The lawsuit arose in May after Sheriff Watson posted an explicitly religious Easter message on the sheriff's office's official Facebook page. American Atheists sent a letter to the sheriff advising against such religious messages on a government-sponsored social media site. The sheriff responded by telling a local newspaper that he intended to use his position as sheriff to proselytize. After posting the local newspaper article on the sheriff's office's Facebook page, commenters began criticizing the sheriff's statements. The sheriff and employees of the sheriff's department began deleting and blocking critical comments and users who were critical of the sheriff while leaving favorable comments on the governmental Facebook page.
For more information, see American Atheists' news release: http://news.atheists.org/2016/08/11/atheists-reach-41000-settlement-with-tennessee-county-sheriff/
FFRF sues Lehigh County, Pennsylvania over cross on county seal
In a federal lawsuit filed August 16 in the U.S. District Court for the Eastern District of Pennsylvania, Freedom From Religion Foundation (FFRF) and several local members sued Lehigh County in Pennsylvania to remove a Latin cross from the county seal and flag.
FFRF is a plaintiff, as are members residing in the county who have encountered the religious symbol on governmental property and documents, such as on letterhead, numerous official county forms and reports, the county's website, a display in the Board of Commissioners meeting room and even on flags prominently displayed at the entrance of county buildings.
FFRF complained to the county in November 2014 and again in January 2015. Following several meetings about the controversy, the Board of Commissioners sent a reply on March 25, 2015, noting: "The cross, one of more than a dozen elements, was included to honor the original settlers of Lehigh County, who were Christian."
FFRF's local members find the presence of the cross on a seal representing the entire county to be exclusionary and offensive, as the cross endorses Christianity and does not reflect the diversity of the population. By adopting and displaying a seal and flag with a Latin cross, the county is violating the First and 14th Amendments to the U.S. Constitution. The Plaintiffs contend the purpose is religious, not secular, and "has the primary effect of both advancing religion and expressing defendant's preference for Christianity above all other religions and nonreligion."

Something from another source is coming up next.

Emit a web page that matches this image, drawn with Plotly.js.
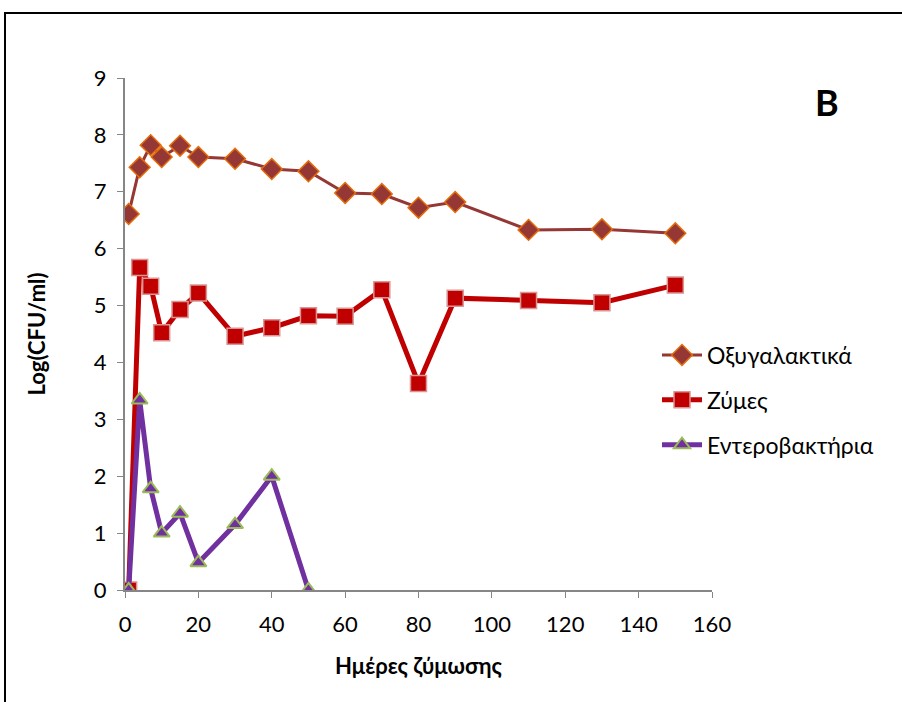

For more information, see FFRF's news release: https://ffrf.org/news/news-releases/item/27336-ffrf-sues-pennsylvania-county-over-cross-on-seal.
Americans United & American Atheists sue Pennsylvania House of Representatives
On August 26, 2016, Americans United for Separation of Church and State and American Atheists jointly filed a federal lawsuit challenging the Pennsylvania House of Representatives' discriminatory policy of barring people who do not believe in God from offering pre-meeting invocations.
The Pennsylvania House has a longstanding tradition of opening invocations, which are often delivered by guests from the community. Over the last two years, several non-theists who requested to deliver opening invocations before the House were deemed ineligible on the grounds that they are "non-adherents or nonbelievers."
The plaintiffs in the case include Pennsylvania Nonbelievers, its president Brian Fields, and member Joshua Neiderhiser; Dillsburg Area Freethinkers, its chief organizer Paul Tucker, and member Deana Weaver; and Lancaster Freethought Society and its president Scott Rhoades.